Cuando los responsables de coordinar la lucha contra la pandemia tendrían que esforzarse por recordar que la vacuna todavía no ha llegado y, por tanto, es necesario mantener el esfuerzo de prevención para evitar estragos a partir de focos de contagio exponencial, la opinión pública trata de acelerar el paso y situar la discusión en torno a los planes de vacunación, con lo que el gusto por las teorías del complot está servido para los próximos meses, más allá de la salida de Donald Trump de la Casa Blanca.

Un encargado de seguridad cansado de pamplinas

Como recordatorio del daño que podrían hacer las teorías conspirativas, este fin de semana se congregaron en el centro de Berlín miles de personas para protestar contra las medidas de la Administración de Angela Merkel en la lucha contra el coronavirus —consideradas las más efectivas entre los principales países occidentales—.

En el acto no faltaron discursos extremistas, entre ellos el de una simpatizante «Querdenker» (escéptica del Covid) de la dudosa causa que comparó la supuesta «falta de libertad» debido al uso obligatorio de mascarilla en determinados supuestos con la persecución Nazi sufrida por Sophie-Scholl.

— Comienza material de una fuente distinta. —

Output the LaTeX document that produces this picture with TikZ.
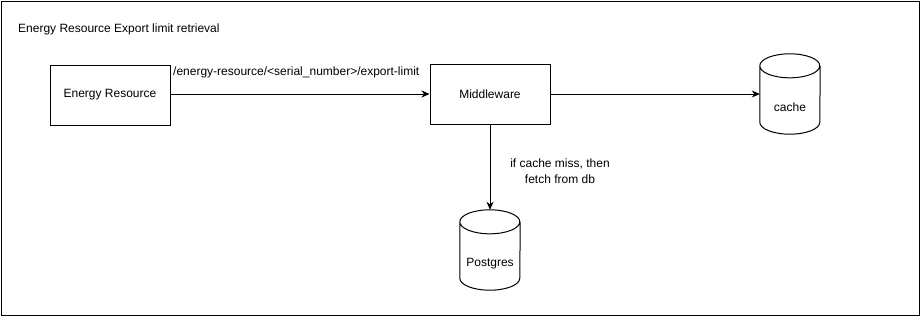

Estos comentarios condujeron a uno de los miembros de seguridad del evento a acercarse al púlpito y denunciar a la responsable del discurso por su demagogia y banalización explícita del Holocausto.

El directivo de medios y analista estratégico alemán afincado en Reino Unido Wolfgang Blau avanza el reto que tienen por delante autoridades sanitarias y medios de comunicación, que deberán exponer a la población la necesidad de vacunarse para un retorno con garantías a la normalidad.

A diferencia de otros programas públicos, las vacunaciones masivas sólo alcanzan su objetivo si pueden aplicarse sobre la mayor parte de la población, y el fenómeno del escepticismo contra las vacunas (como el existente contra el cambio climático) se une a otras teorías de la conspiración que, en 2020, convergen siempre en el iliberalismo, los supuestos planes siniestros de pretendidas élites mundiales en la sombra (y, claro, la supuesta «injusticia» contra Trump y sus acólitos).

El delirio conspirativo contra las vacunas y otros retos colectivos candentes no se circunscribe a la población peor educada o más vulnerable, sino que cultiva a menudo su apoyo entre una población tradicionalista y educada que a menudo esconde públicamente sus posturas menos confesables, tal y como demuestra el desfase entre las encuestas y los resultados electorales del Brexit y las dos elecciones estadounidenses con Donald Trump como candidato republicano.

Retos de nuestro tiempo: combatir el delirio conspirativo

En estos días nos llegan ejemplos como el de Thomas E. Brennan, un profesor universitario en Ferris State University (Big Rapids, Michigan), que había sido interpelado por docentes del centro debido a charlas sucesivas donde negaba la gravedad de la pandemia de Covid-19 y la asociaba a una conspiración con todas las características expuestas por Yuval Noah Harari (añadiendo, de paso, un versículo de la Biblia como prueba del origen demoníaco de la empanada mental expuesta).

De paso, el mencionado profesor universitario había asociado este discurso con tesis racistas y pretendidos desmentidos de supuestas cortinas de humo históricas del Gobierno federal, tales como una supuesta falsedad de la energía nuclear (enormes bombas de mero TNT, según él) o del alunizaje del Apollo 11 (según él, efectos especiales). Por supuesto, entre las personas para él siniestras que planean las siete plagas se encuentra el experto sanitario Anthony Fauci (a quien, según Steve Bannon, había que cortar la cabeza y ponerla en una pica a puestas de la Casa Blanca).

Este supuesto cruzado contra «las élites» expone tesis sospechosamente similares a las de QAnon, y demuestra hasta qué punto los mensajes difundidos en las redes sociales y la desinformación asisten a una parte de la población a abstraerse peligrosamente de la realidad.

La campaña de vacunaciones contra la pandemia del coronavirus expondrá no sólo el grado de preparación y ejecución de las autoridades sanitarias de cada país, sino hasta qué punto las distintas opiniones públicas han caído en el juego de la desinformación.